The Post War Years
The period after the end of the war until the early 1990’s saw a number of significant changes to the area although Eastchurch retained its essential village status.
Men returning from the war did not wish to be farm workers any more and the increasing mechanisation of agriculture meant farms had to change. Fields got larger and hedgerows started to disappear. Redundant army camps were sold and converted for use of the holiday trade and for building. Leysdown expanded further into a busy seaside resort, Eastchurch village coming to a grinding halt on summer weekends due to the heavy holiday traffic en-route to Leysdown.
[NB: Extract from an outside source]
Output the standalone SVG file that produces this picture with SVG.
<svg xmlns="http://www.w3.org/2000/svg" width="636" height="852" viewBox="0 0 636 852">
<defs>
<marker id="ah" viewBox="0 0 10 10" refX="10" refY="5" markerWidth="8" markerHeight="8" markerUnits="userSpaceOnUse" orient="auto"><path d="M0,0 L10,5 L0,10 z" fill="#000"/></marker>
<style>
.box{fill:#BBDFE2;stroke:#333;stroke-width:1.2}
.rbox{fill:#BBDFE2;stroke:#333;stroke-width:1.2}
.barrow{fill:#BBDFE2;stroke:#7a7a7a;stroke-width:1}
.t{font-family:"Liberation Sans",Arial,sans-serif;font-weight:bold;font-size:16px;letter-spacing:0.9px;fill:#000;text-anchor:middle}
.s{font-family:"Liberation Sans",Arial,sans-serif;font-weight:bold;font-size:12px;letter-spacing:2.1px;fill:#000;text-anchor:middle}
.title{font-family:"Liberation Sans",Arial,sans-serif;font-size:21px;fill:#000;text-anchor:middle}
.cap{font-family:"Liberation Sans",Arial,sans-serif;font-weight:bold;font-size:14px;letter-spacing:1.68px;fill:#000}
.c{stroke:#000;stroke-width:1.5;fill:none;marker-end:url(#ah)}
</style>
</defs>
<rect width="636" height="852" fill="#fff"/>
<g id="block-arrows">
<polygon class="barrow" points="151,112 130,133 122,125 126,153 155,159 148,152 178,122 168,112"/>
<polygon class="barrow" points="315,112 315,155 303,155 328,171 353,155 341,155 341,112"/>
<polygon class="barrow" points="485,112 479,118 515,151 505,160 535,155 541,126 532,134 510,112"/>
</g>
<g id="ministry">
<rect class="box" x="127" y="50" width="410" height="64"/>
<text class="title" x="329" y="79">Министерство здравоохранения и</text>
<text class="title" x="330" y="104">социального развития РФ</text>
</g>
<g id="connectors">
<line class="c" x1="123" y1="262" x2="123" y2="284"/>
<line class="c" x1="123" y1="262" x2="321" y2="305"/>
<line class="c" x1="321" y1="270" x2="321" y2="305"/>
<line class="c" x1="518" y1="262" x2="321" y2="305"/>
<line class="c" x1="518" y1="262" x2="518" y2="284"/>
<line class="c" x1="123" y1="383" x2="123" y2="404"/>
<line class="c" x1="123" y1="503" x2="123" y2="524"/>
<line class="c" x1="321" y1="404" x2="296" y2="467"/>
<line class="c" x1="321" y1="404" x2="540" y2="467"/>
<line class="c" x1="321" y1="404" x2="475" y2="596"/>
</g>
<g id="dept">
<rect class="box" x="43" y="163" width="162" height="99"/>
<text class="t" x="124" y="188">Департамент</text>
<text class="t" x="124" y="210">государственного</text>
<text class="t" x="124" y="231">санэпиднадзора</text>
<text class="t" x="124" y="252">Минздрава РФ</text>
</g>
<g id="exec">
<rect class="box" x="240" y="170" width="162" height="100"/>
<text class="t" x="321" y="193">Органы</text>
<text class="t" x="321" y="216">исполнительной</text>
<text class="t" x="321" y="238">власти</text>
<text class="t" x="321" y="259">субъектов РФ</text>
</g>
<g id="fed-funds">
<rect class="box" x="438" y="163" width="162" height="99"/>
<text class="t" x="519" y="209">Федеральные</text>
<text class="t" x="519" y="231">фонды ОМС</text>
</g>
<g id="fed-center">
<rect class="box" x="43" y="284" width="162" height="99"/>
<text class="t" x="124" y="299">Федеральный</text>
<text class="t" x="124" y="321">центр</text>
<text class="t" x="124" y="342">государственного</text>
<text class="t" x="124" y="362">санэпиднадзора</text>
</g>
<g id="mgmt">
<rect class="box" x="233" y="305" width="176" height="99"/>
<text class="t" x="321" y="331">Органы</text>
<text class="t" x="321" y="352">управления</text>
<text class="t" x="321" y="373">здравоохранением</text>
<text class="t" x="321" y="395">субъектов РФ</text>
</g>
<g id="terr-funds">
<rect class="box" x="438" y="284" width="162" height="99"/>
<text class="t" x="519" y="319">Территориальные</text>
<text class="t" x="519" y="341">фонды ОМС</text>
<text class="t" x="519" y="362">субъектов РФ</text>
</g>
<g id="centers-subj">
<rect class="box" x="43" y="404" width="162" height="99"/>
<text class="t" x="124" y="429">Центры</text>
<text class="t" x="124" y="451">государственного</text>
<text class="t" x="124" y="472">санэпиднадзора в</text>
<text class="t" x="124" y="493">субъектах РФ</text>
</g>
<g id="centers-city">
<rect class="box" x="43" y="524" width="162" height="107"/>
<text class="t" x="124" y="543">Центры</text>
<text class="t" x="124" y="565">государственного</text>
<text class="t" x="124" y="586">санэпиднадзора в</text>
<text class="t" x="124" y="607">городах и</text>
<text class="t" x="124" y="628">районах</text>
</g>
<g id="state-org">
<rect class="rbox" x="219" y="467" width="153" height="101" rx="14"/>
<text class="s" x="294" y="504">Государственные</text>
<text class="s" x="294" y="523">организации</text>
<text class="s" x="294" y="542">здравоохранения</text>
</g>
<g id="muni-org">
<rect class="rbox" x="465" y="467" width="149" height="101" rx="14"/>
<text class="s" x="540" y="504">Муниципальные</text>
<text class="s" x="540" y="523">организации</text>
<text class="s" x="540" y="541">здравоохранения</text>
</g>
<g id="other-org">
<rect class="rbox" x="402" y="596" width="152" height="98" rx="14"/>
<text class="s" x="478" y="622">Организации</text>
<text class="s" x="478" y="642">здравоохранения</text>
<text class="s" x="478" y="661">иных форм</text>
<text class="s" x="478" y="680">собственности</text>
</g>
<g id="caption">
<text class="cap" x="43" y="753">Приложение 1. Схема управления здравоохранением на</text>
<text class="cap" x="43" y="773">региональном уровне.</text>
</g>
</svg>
Community spirit was much in evidence at this time and the parishioners undertook two major projects. The first, in 1945, was the formation of the Eastchurch Reconstruction and Thanksgiving Committee to raise funds for the building of a village hall. Welcome home parties were held for the returning servicemen and women together with a day of events and party for the local children. Delayed by the embargo on materials for non-essential building, the Village Hall was eventually opened on the 13th August 1958. The Hall was dedicated as a Memorial to those who died, as a symbol of gratitude to those who served and returned and as a thank offering for the safe preservation of the village and its people in World War II.
The second project was the formation of a committee, in 1949, to erect a memorial to Commemorate the Early Pioneer Airmen and the historic events which took place here, on Sheppey in the early part of the century. Apart from a stained glass window in Eastchurch Parish Church to the memory of the Hon.C.S.Rolls and Cecil Grace, both killed in flying accidents, and statues of C.S.Rolls in Monmouth Market Place and Dover, this memorial is the only one commemorating the early pioneers of British Aviation.
Fund raising was greatly helped by a letter to the Times Newspaper from Sir Winston Churchill, Lord Brabazon of Tara (formerly J.T.C.Moore-Brabazon) and Hugh Oswald Short.
These three became patrons of the appeal, to be joined later by Sir Francis McClean.
The Memorial was unveiled on the 25th July 1955 by Marshall of the Royal Air Force Lord Tedder G.C.B. who was at one time the Officer Commanding at Eastchurch.
The memorial is erected at the junction of the roads leading to Leysdown and site of Eastchurch Airfield opposite All Saints Church. On the 50th Anniversary in 2005, the memorial was re-dedicated by the Rev.(Sqn.Ldr) David Barnes M.A. R.A.F.(Ret’d).
Education continued at the Church of England Primary School, set up in 1840, with much the same number of pupils. In 1950 the Diocesan Education Board handed the running of the school over to the Local Education Authority. The school then became ‘Voluntary Controlled’ with only limited input from the church authorities.
The Queen visited Eastchurch in 1994 to open an extension to the school and carried out her customary ‘walkabout’ to meet villagers in the High Street. A high point of the 20th century.
Her Majesty meeting former pupils and Kerry Janman, the Queen visited in response to a letter from Kerry.
In the 1990’s, two more prisons were built near the open prison on the site of the old airfield and a by-pass road was built to the south of the village. This has considerably eased congestion and created a well-defined boundary to the village that, in spite of additional housing, can claim to be the only true village still left on the Isle of Sheppey.
The holiday trade expanded greatly in the latter part of the last century and now numbers some 2,000 caravans and chalets spread amongst several sites, mainly along the Warden Road.